The Virginia Tech Foundation has acquired priority access licenses (PALs) for the newly available Citizens Broadband Radio Service (CBRS) — a 150 megahertz (MHz) range of radio frequencies located in the 3.5 gigahertz (GHz) band known as the “innovation band.” Not to be confused with citizens band (CB) radio, which operates on a much lower frequency, the CBRS innovation band has unique characteristics that make it particularly well-suited for small cell technology, which allows for fast communication between devices in controlled network areas with minimal competition for bandwidth, as well as for applications such as the Internet of Things (from driverless cars to smart thermostats/sensors to refrigerators that can tell you when to buy milk).
The innovation band was previously reserved for military and satellite operations, until the Federal Communications Commission (FCC) opened this spectrum to commercial and general users. The FCC awarded priority access licenses, which provide access to blocks of bandwidth within specific geographic areas, through a competitive bidding process.
After several rounds of bidding from more than 271 qualified bidders, the auction concluded in August 2020. Virginia Tech was one of only three universities nationwide to successfully acquire priority access licenses.
“The Virginia Tech Foundation is proud to provide support to the university to acquire this asset to enable fundamental research. Only two other universities in the nation, Texas A&M and the University of Virginia, were successful in acquiring CBRS priority access licenses. Our subsidiary, VT Technology Assets LLC, was created specifically to provide unique opportunities and capabilities like this to support the mission of Virginia Tech,” said John Dooley, chief executive officer of the foundation.

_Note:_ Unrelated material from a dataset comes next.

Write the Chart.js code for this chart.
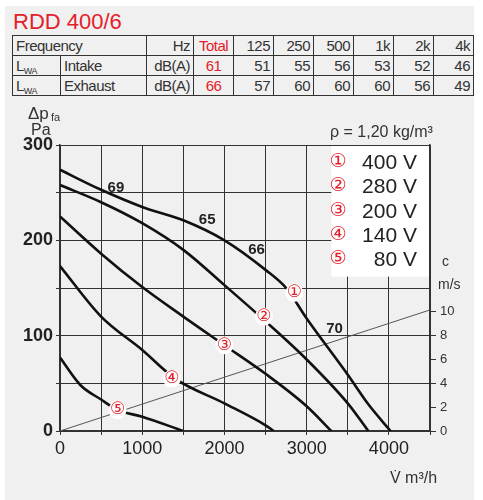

Virginia Tech’s licenses include four 10 MHz blocks in Montgomery County, where Virginia Tech’s main campus is located, and another four blocks in adjoining Craig County. Under these licenses, which will be administered by the Division of Information Technology, Virginia Tech researchers can use the innovation band to conduct research in such areas as wireless communications, cyber-physical systems, telehealth, smart farming, smart cities, and more, in many cases building their own private 4G/5G networks to conduct their work.

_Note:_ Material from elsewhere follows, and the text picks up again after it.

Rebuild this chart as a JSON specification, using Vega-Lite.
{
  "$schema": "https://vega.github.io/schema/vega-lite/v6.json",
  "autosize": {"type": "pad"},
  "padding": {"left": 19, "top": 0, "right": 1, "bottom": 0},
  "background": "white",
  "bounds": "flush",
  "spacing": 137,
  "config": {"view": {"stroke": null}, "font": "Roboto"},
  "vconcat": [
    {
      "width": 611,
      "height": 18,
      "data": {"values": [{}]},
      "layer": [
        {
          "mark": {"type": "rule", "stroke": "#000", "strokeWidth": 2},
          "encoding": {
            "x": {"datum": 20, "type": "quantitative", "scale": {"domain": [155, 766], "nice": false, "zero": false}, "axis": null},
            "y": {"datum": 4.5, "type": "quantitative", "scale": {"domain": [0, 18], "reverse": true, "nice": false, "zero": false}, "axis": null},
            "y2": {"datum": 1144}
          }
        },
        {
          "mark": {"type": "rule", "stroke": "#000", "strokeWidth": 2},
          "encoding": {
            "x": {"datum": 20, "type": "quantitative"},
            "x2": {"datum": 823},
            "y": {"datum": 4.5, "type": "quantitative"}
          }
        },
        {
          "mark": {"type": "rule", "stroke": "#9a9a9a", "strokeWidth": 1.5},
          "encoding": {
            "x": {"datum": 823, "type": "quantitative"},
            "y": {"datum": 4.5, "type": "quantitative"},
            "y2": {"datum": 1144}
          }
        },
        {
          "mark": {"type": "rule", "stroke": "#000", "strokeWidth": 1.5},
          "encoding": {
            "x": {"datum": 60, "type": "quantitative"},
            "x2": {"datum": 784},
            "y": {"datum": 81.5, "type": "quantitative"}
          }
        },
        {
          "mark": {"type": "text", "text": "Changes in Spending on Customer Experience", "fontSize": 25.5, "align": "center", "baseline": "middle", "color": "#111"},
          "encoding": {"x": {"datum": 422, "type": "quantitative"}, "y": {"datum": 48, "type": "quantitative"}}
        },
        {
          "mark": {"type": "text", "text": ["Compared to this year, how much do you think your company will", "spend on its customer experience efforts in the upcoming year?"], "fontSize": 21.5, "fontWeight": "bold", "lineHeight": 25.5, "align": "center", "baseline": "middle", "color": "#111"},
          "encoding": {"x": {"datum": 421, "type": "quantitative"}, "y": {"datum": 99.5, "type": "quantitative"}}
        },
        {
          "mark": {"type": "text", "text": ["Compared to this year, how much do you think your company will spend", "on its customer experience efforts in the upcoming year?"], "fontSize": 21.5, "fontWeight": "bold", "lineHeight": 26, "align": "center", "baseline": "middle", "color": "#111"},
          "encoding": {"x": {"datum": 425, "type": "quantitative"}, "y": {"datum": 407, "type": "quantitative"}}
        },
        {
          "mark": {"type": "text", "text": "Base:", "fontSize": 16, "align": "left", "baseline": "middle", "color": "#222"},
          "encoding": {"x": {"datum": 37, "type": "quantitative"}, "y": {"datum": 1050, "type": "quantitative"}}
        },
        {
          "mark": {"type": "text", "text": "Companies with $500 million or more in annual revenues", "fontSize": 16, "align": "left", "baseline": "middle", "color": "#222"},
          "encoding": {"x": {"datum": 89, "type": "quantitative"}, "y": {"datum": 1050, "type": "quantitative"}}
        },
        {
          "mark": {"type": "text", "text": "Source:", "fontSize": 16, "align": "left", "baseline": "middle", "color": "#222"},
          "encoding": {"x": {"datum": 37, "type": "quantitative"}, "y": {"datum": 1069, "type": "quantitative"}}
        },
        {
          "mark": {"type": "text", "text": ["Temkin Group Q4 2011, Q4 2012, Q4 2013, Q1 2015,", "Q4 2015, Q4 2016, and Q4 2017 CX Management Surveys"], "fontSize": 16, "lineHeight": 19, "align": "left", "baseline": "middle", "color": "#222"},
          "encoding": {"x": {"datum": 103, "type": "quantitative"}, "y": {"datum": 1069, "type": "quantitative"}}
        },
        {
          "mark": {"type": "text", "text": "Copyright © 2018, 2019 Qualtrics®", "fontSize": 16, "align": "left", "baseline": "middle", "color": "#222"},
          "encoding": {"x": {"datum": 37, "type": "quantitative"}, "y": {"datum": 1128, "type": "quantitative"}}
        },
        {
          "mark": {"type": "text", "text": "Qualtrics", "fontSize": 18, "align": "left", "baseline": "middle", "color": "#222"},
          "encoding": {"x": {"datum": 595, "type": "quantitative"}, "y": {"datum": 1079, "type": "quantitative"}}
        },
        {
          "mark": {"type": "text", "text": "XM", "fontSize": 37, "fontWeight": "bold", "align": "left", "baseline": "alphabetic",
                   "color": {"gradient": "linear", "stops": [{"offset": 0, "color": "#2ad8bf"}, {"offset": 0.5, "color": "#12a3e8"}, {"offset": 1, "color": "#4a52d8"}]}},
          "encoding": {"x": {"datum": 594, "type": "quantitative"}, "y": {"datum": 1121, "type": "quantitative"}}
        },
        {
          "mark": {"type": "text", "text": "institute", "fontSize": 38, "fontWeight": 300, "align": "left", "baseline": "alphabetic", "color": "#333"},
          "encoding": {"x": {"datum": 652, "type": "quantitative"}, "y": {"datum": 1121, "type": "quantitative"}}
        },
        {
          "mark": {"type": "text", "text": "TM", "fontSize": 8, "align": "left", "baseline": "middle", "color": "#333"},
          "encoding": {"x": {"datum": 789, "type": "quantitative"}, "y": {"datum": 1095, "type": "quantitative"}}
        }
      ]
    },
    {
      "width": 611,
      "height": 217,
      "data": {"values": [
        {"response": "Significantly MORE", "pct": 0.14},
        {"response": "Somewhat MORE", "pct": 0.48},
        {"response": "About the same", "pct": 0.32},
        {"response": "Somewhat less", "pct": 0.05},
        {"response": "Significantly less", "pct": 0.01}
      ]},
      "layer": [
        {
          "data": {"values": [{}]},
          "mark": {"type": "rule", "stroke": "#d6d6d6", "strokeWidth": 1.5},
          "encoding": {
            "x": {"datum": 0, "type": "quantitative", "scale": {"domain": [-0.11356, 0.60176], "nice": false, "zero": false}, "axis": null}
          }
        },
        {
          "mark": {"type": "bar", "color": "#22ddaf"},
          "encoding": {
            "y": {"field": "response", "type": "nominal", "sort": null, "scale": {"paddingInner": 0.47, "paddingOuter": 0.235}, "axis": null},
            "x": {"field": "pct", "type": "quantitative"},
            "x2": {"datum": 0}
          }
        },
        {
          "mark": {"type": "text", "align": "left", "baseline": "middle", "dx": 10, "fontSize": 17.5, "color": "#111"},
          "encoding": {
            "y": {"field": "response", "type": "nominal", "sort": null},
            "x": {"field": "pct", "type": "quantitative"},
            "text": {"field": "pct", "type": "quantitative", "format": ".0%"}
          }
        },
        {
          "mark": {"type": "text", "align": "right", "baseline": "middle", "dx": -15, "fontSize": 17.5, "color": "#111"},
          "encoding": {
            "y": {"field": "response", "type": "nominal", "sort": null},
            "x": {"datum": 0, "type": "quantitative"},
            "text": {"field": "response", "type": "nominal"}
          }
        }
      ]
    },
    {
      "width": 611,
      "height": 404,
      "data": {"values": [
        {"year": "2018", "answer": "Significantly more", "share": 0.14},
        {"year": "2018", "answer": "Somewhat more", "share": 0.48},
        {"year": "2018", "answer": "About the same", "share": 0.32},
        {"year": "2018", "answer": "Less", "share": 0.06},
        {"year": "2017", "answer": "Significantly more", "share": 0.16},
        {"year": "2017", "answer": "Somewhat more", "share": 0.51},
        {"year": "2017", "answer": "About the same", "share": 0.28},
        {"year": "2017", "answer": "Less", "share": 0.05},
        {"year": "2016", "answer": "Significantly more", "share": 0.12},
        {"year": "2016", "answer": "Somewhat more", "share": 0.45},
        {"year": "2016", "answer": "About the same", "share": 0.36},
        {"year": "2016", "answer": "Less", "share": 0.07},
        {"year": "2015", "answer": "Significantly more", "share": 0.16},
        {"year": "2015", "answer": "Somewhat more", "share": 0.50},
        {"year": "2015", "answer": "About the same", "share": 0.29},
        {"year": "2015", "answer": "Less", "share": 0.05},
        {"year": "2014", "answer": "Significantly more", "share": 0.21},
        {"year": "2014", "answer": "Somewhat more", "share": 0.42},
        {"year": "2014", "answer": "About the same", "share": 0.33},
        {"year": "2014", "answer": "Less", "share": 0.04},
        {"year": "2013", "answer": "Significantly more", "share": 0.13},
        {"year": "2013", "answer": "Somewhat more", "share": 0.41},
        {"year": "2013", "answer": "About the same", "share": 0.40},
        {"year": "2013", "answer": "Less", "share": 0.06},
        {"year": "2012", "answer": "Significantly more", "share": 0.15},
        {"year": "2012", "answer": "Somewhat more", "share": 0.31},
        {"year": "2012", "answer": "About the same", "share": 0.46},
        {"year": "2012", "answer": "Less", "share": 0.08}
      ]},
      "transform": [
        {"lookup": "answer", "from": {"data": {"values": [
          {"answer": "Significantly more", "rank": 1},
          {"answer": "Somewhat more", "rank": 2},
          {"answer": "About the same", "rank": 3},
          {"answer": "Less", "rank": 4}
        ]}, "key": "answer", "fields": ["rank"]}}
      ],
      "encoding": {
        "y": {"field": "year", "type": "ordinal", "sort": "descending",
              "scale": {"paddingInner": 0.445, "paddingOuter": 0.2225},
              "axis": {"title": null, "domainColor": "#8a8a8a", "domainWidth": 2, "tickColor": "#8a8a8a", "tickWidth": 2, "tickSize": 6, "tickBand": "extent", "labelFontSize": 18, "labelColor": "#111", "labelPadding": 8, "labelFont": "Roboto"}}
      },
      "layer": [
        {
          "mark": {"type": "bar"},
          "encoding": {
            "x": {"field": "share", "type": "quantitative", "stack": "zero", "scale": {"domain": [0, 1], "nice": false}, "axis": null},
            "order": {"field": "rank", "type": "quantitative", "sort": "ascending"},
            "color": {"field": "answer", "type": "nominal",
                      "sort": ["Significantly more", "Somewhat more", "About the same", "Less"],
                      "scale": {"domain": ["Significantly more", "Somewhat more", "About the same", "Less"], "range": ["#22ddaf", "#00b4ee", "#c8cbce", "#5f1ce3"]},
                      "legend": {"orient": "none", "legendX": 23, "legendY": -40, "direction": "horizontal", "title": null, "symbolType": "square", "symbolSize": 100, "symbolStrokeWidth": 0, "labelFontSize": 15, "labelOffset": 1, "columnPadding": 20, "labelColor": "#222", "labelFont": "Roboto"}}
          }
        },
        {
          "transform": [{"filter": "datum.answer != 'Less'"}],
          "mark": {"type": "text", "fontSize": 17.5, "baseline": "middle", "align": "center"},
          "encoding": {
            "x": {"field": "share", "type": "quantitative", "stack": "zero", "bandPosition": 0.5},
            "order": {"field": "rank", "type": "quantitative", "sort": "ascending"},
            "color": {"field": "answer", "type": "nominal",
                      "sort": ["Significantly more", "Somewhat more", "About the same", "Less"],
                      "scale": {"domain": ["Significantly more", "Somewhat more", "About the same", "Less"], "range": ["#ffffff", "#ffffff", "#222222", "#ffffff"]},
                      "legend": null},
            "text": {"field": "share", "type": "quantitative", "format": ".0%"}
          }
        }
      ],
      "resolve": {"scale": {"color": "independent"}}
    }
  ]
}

One particularly innovative aspect of CBRS is dynamic allocation and spectrum sharing along the innovation band for users according to their level of priority, which is managed through an automated, cloud-based system of frequency coordinators, called the Spectrum Access System (SAS). The SAS continually monitors use of the innovation band and allocates access according to the tier of the user requesting access. Tiers include:
Incumbent users, such as the U.S. Navy, who retain top priority use of the innovation band and receive interference protection from all other users.

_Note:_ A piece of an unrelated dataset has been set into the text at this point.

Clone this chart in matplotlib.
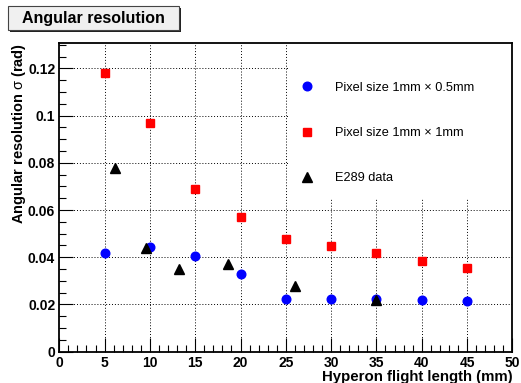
import matplotlib
matplotlib.use("Agg")
import matplotlib.pyplot as plt
from matplotlib.patches import Rectangle
from matplotlib.ticker import MultipleLocator, FixedLocator

plt.rcParams['font.family'] = ['Liberation Sans', 'DejaVu Sans']
plt.rcParams['mathtext.fontset'] = 'custom'
plt.rcParams['mathtext.rm'] = 'Liberation Sans'

# data
x_blue = [5, 10, 15, 20, 25, 30, 35, 40, 45]
y_blue = [0.0417, 0.0443, 0.0405, 0.0330, 0.0223, 0.0223, 0.0222, 0.0218, 0.0213]
x_red = [5, 10, 15, 20, 25, 30, 35, 40, 45]
y_red = [0.1181, 0.0970, 0.0688, 0.0572, 0.0477, 0.0446, 0.0417, 0.0385, 0.0356]
x_e289 = [6.2, 9.55, 13.2, 18.65, 26.0, 35.0]
y_e289 = [0.0780, 0.0440, 0.0350, 0.0370, 0.0278, 0.0220]

label_blue = "Pixel size 1mm × 0.5mm"
label_red = "Pixel size 1mm × 1mm"
label_e289 = "E289 data"

xticks = [0, 5, 10, 15, 20, 25, 30, 35, 40, 45, 50]
xticklabels = ["0", "5", "10", "15", "20", "25", "30", "35", "40", "45", "50"]
yticks = [0, 0.02, 0.04, 0.06, 0.08, 0.1, 0.12]
yticklabels = ["0", "0.02", "0.04", "0.06", "0.08", "0.1", "0.12"]

title = "Angular resolution"
xlabel = "Hyperon flight length (mm)"
ylabel = r"Angular resolution $\mathrm{\sigma}$ (rad)"

W, H = 521, 383
fig = plt.figure(figsize=(W / 100, H / 100), dpi=100)
ax = fig.add_axes([59.3 / W, 1 - 351.7 / H, 453 / W, 308.4 / H])
ax.set_xlim(0, 50)
ax.set_ylim(0, 0.1306)

# grid
for xt in xticks[1:-1]:
    ax.axvline(xt, color='black', lw=0.7, ls=(0, (1, 2)), zorder=1)
for yt in yticks[1:]:
    ax.axhline(yt, color='black', lw=0.7, ls=(0, (1, 2)), zorder=1)

# legend background (white box covering grid)
ax.add_patch(Rectangle((25.2, 0.0651), 24.8, 0.0655, facecolor='white',
                       edgecolor='none', zorder=2))

ax.plot(x_blue, y_blue, 'o', color='blue', ms=6.2, mec='blue', label=label_blue, zorder=3)
ax.plot(x_red, y_red, 's', color='red', ms=6.0, mec='red', label=label_red, zorder=3)
ax.plot(x_e289, y_e289, '^', color='black', ms=6.5, mec='black', label=label_e289, zorder=3)

leg = ax.legend(loc='upper left', bbox_to_anchor=(0.532, 0.875), frameon=False,
                fontsize=9.2, labelspacing=2.6, handlelength=1.0, handletextpad=1.75,
                borderaxespad=0, borderpad=0)

ax.xaxis.set_major_locator(FixedLocator(xticks))
ax.set_xticklabels(xticklabels)
ax.xaxis.set_minor_locator(MultipleLocator(1))
ax.yaxis.set_major_locator(FixedLocator(yticks))
ax.set_yticklabels(yticklabels)
ax.yaxis.set_minor_locator(MultipleLocator(0.005))

ax.tick_params(which='both', direction='in', top=False, right=False, width=0.8)
ax.tick_params(which='major', length=10, labelsize=10, pad=3)
ax.tick_params(which='minor', length=5)
for lab in ax.get_xticklabels() + ax.get_yticklabels():
    lab.set_fontweight('bold')

for s in ax.spines.values():
    s.set_linewidth(1.3)

ax.set_xlabel(xlabel, fontsize=10.8, fontweight='bold', loc='right')
ax.xaxis.set_label_coords(1.0, -0.058)
ax.set_ylabel(ylabel, fontsize=10.5, fontweight='bold', loc='top')
ax.yaxis.set_label_coords(-0.068, 1.0)

# title box
fx = lambda p: p / W
fy = lambda p: 1 - p / H
fig.patches.append(Rectangle((fx(10), fy(32)), fx(171), 24 / H, transform=fig.transFigure,
                             facecolor='#222222', edgecolor='none'))
fig.patches.append(Rectangle((fx(8), fy(30)), fx(171), 24 / H, transform=fig.transFigure,
                             facecolor='#f0f0f0', edgecolor='#444444', lw=0.8))
fig.text(fx(93.5), fy(18.5), title, ha='center', va='center', fontsize=11.5,
         fontweight='bold')

fig.savefig("out.png", dpi=100)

Priority access license holders, who have priority use of portions of the band that are not in use by incumbents and receive interference protection from general users.
General users, who are permitted to use portions of the band not in use by an incumbent or a priority access license holder.
As a priority access license holder, the Virginia Tech Foundation offers researchers at Virginia Tech virtually guaranteed, uninterrupted access to the innovation band in Montgomery and Craig counties — a significant advantage over institutions who do not hold priority licenses. In addition, the Virginia Tech Foundation will have the ability to lease out portions of its licenses to commercial and nonprofit entities, an important benefit in terms of research potential as well as the long-term sustainability of the innovation band as a research space.
“CBRS will play a key role in local wireless coverage, from rural broadband to enterprise private networks,” said Luiz DaSilva, executive director of the Commonwealth Cyber Initiative (CCI) and Virginia Tech professor. “A priority access license is a great asset for the university and can bring a unique capability to CCI's 5G testbed that supports research and innovation across Virginia.”
Service providers are expected to use CBRS to deliver last-mile broadband access, enhancing speed and quality of service to end users and increasing capacity in mobile networks. Virginia Tech will work with the private and public sectors to explore and develop those capabilities, and the university plans to make foundation licenses available through partnerships and expected secondary markets.
Virginia Tech professor and wireless expert Jeff Reed is enthusiastic about using the CBRS licenses to conduct research. “One area we are working in now with several industry and government partners is co-channel spectrum sharing,” said Reed. “CBRS represents a step forward in spectrum sharing technology, and we believe it is possible to further expand access to the valuable spectrum with more intelligent, dynamic allocation.”